Last Sunday, gunmen armed with machine guns burst into a church in Islamabad and started killing Christians at worship. I'm afraid there are going to be a lot more incidents like this while the war goes on.

That is not, however, a reason for ending the war: on the contrary, it is why the war must be continued until western civilisation is victorious. Terrorism did not start with the bombing of New York on September 11. It has been going on for at least 30 years. The crucial difference made by the September 11 atrocities was their scale. For a generation, western governments have tried to ignore terrorism and hope that, by doing so, the problem would go away. Well, we have seen the result: going easy on terrorists emboldens them to commit ever grosser acts of barbarism.

Belatedly, we in the western world have woken up to the fact that highly-organised, fanatical enemies in many countries want above all things to kill us. We have an alternative: be wiped out or fight back. The trouble with the fight-back is that it involves casualties - and sometimes these casualties are innocent civilians.

In the Second World War, 600,000 Germans - most of them civilians - were killed by Allied bombers. But, between 1941 and the D-Day landings in 1944, bombing was the only weapon we had and, if we had not bombed German cities ruthlessly, then Hitler would have triumphed. British cities were bombed night after night for months on end. People put up with it because they knew that the alternative was defeat, slavery and death. So in this new war, we must put up with it. We must, as the Prime Minister says, hold our nerve. We must defeat the terrorists.

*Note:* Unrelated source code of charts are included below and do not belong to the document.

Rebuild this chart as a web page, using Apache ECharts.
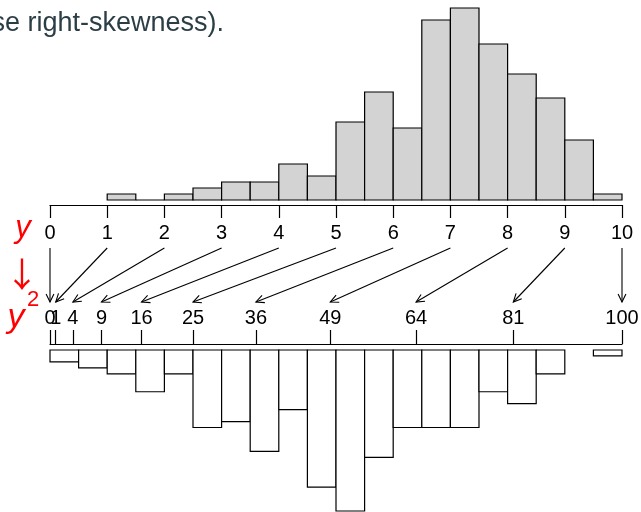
<!DOCTYPE html>
<html>
<head>
<meta charset="utf-8">
<script src="https://cdn.jsdelivr.net/npm/echarts@6/dist/echarts.min.js"></script>
<style>
  html, body { margin: 0; padding: 0; background: #fff; }
  #chart { width: 641px; height: 512px; }
</style>
</head>
<body>
<div id="chart"></div>
<script>
// Histogram of y (bins of width 0.5 starting at 1)
const yBreaks = [1, 1.5, 2, 2.5, 3, 3.5, 4, 4.5, 5, 5.5, 6, 6.5, 7, 7.5, 8, 8.5, 9, 9.5, 10];
const yCounts = [1, 0, 1, 2, 3, 3, 6, 4, 13, 18, 12, 30, 32, 26, 21, 17, 10, 1];

// Histogram of y squared (bins of width 5)
const sqBreaks = [0, 5, 10, 15, 20, 25, 30, 35, 40, 45, 50, 55, 60, 65, 70, 75, 80, 85, 90, 95, 100];
const sqCounts = [2, 3, 4, 7, 4, 13, 12, 17, 10, 23, 27, 18, 13, 13, 13, 7, 9, 4, 0, 1];

// Tick values on the y scale and where they land on the y^2 scale
const yTicks  = [0, 1, 2, 3, 4, 5, 6, 7, 8, 9, 10];
const sqTicks = [0, 1, 4, 9, 16, 25, 36, 49, 64, 81, 100];
// 0 and 1 sit almost on top of each other, so "1" gets its own label layer
const sqCrowded = [1];
const sqSpaced = sqTicks.filter(v => sqCrowded.indexOf(v) < 0);

const FONT = "Liberation Sans";
const INK = '#000';
const RED = '#ff0000';

function binRows(breaks, counts) {
  return counts.map((c, i) => [breaks[i], breaks[i + 1], c]);
}

function histRenderer(fill, skipEmpty) {
  return function (params, api) {
    const x0 = api.value(0), x1 = api.value(1), c = api.value(2);
    if (skipEmpty && c === 0) return null;
    const a = api.coord([x0, 0]);
    const b = api.coord([x1, c]);
    return {
      type: 'rect',
      shape: {
        x: a[0],
        y: Math.min(a[1], b[1]),
        width: b[0] - a[0],
        height: Math.abs(b[1] - a[1])
      },
      style: { fill: fill, stroke: INK, lineWidth: 1.2 }
    };
  };
}

function label(text, x, y, size, opts) {
  return {
    type: 'text', x: x, y: y,
    style: Object.assign({
      text: text, align: 'center', verticalAlign: 'top',
      fontFamily: FONT, fontSize: size, fill: RED
    }, opts || {})
  };
}

const chart = echarts.init(document.getElementById('chart'), null, { renderer: 'canvas' });

const axisText = { fontFamily: FONT, fontSize: 20, color: INK };
const axisLineStyle = { color: INK, width: 1.2 };

chart.setOption({
  animation: false,
  backgroundColor: '#fff',
  grid: [
    { left: 50, width: 572, top: 2, height: 198, outerBoundsMode: 'none' },
    { left: 50, width: 572, top: 350, height: 161, outerBoundsMode: 'none' }
  ],
  xAxis: [
    {
      gridIndex: 0, type: 'value', min: 0, max: 10, interval: 1,
      position: 'bottom', offset: 5,
      axisLine: { show: true, onZero: false, lineStyle: axisLineStyle },
      axisTick: { show: true, length: 13, lineStyle: axisLineStyle },
      axisLabel: Object.assign({ margin: 18, hideOverlap: false, showMinLabel: true, showMaxLabel: true }, axisText),
      splitLine: { show: false }
    },
    {
      gridIndex: 1, type: 'value', min: 0, max: 100,
      position: 'top', offset: 6,
      axisLine: { show: true, onZero: false, lineStyle: axisLineStyle },
      axisTick: { show: true, length: 14, customValues: sqTicks, lineStyle: axisLineStyle },
      axisLabel: Object.assign({ margin: 16, customValues: sqSpaced, hideOverlap: false, showMinLabel: true, showMaxLabel: true }, axisText),
      splitLine: { show: false }
    },
    {
      gridIndex: 1, type: 'value', min: 0, max: 100,
      position: 'top', offset: 6,
      axisLine: { show: false, onZero: false },
      axisTick: { show: false },
      axisLabel: Object.assign({ margin: 16, customValues: sqCrowded, hideOverlap: false, showMinLabel: true, showMaxLabel: true }, axisText),
      splitLine: { show: false }
    }
  ],
  yAxis: [
    { gridIndex: 0, type: 'value', min: 0, max: 33, show: false, splitLine: { show: false } },
    { gridIndex: 1, type: 'value', min: 0, max: 27, inverse: true, show: false, splitLine: { show: false } }
  ],
  graphic: [
    {
      type: 'text', x: 224, y: 10,
      style: {
        text: '(to increase right-skewness).',
        align: 'right', verticalAlign: 'top',
        fontFamily: FONT, fontSize: 27, fill: '#2c3e45'
      }
    },
    label('y', 23, 213, 31, { fontStyle: 'italic' }),
    label('\u2193', 22, 257, 34, { fontFamily: 'Noto Sans CJK SC' }),
    label('y', 16, 301, 34, { fontStyle: 'italic' }),
    label('2', 33, 289, 22)
  ],
  series: [
    {
      type: 'custom', xAxisIndex: 0, yAxisIndex: 0,
      encode: { x: [0, 1], y: 2 },
      data: binRows(yBreaks, yCounts),
      renderItem: histRenderer('#d3d3d3', false),
      silent: true
    },
    {
      type: 'custom', xAxisIndex: 1, yAxisIndex: 1,
      encode: { x: [0, 1], y: 2 },
      data: binRows(sqBreaks, sqCounts),
      renderItem: histRenderer('#ffffff', true),
      silent: true
    }
  ]
});

// Arrows linking each y tick to its square on the lower scale
const ARROW_TOP = 248, ARROW_BOTTOM = 302;
const arrowRows = yTicks.map((t, i) => [
  chart.convertToPixel({ xAxisIndex: 0 }, t),
  chart.convertToPixel({ xAxisIndex: 1 }, sqTicks[i])
]);

chart.setOption({
  series: [
    {}, {},
    {
      type: 'custom', coordinateSystem: 'none',
      data: arrowRows,
      silent: true,
      renderItem: function (params, api) {
        const x0 = api.value(0), x1 = api.value(1);
        const y0 = ARROW_TOP, y1 = ARROW_BOTTOM;
        const ang = Math.atan2(y1 - y0, x1 - x0);
        const len = 9, spread = Math.PI / 7;
        const h1 = [x1 - len * Math.cos(ang - spread), y1 - len * Math.sin(ang - spread)];
        const h2 = [x1 - len * Math.cos(ang + spread), y1 - len * Math.sin(ang + spread)];
        const st = { stroke: INK, lineWidth: 1.1, fill: null };
        return {
          type: 'group',
          children: [
            { type: 'line', shape: { x1: x0, y1: y0, x2: x1, y2: y1 }, style: st },
            { type: 'polyline', shape: { points: [h1, [x1, y1], h2] }, style: st }
          ]
        };
      }
    }
  ]
});
</script>
</body>
</html>
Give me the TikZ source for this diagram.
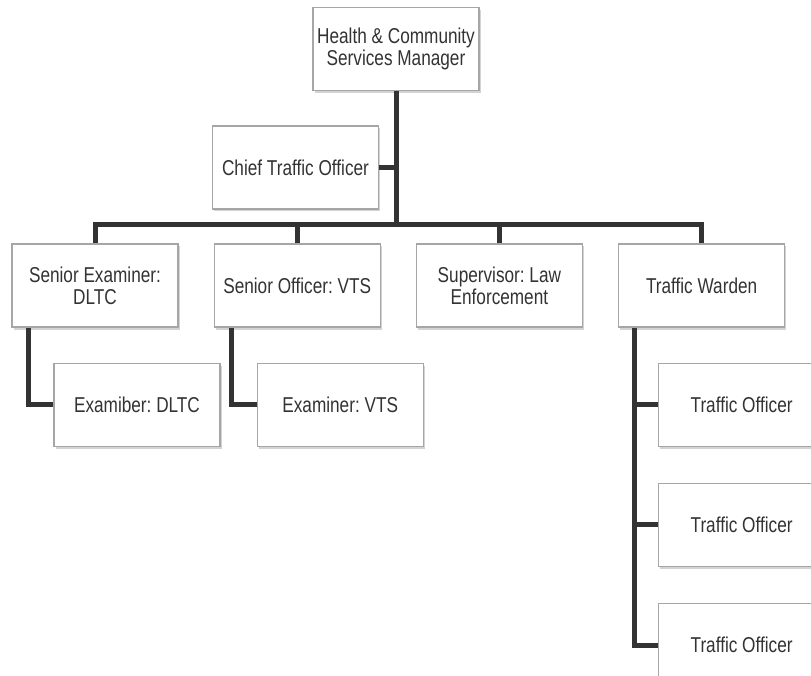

You would expect then that the whole country would rally behind the war effort. Instead, what do we get? We get the broadcast media talking as if they are BBC Taliban. I've lost count of how many times the first item on the news is not of successes in the campaign but of some stray and accidental bomb which has killed civilians. Imagine what would have happened to morale if such incidents had been first on the news in the Second World War. Imagine what will happen to our morale now if this sort of reporting continues.

The latest and particularly ripe piece of wimpish defeatism is the BBC's suggestion that we ought to stop bombing when the Muslim holy season of Ramadan begins in a couple of weeks time. What, and allow the enemy breathing space in which to regroup and re-supply? Do you think Osama bin Laden would call off his suicide bombers for long enough to let me to go to Matins? By the way, September 11 is in the Octave of the Nativity of the Blessed Virgin Mary and the Feast Day of Saints Protus and Hyacinth. That didn't give the suicide bombers pause, did it?

The best intelligence we have has warned us that, unless the terrorists are beaten, they will be back - and within a very short time they will have nuclear weapons. That is the measure of how crucial it is that we continue to wage war thoroughly until victory is achieved. So, let's have no more squeamishness. We need sinew-stiffening all round.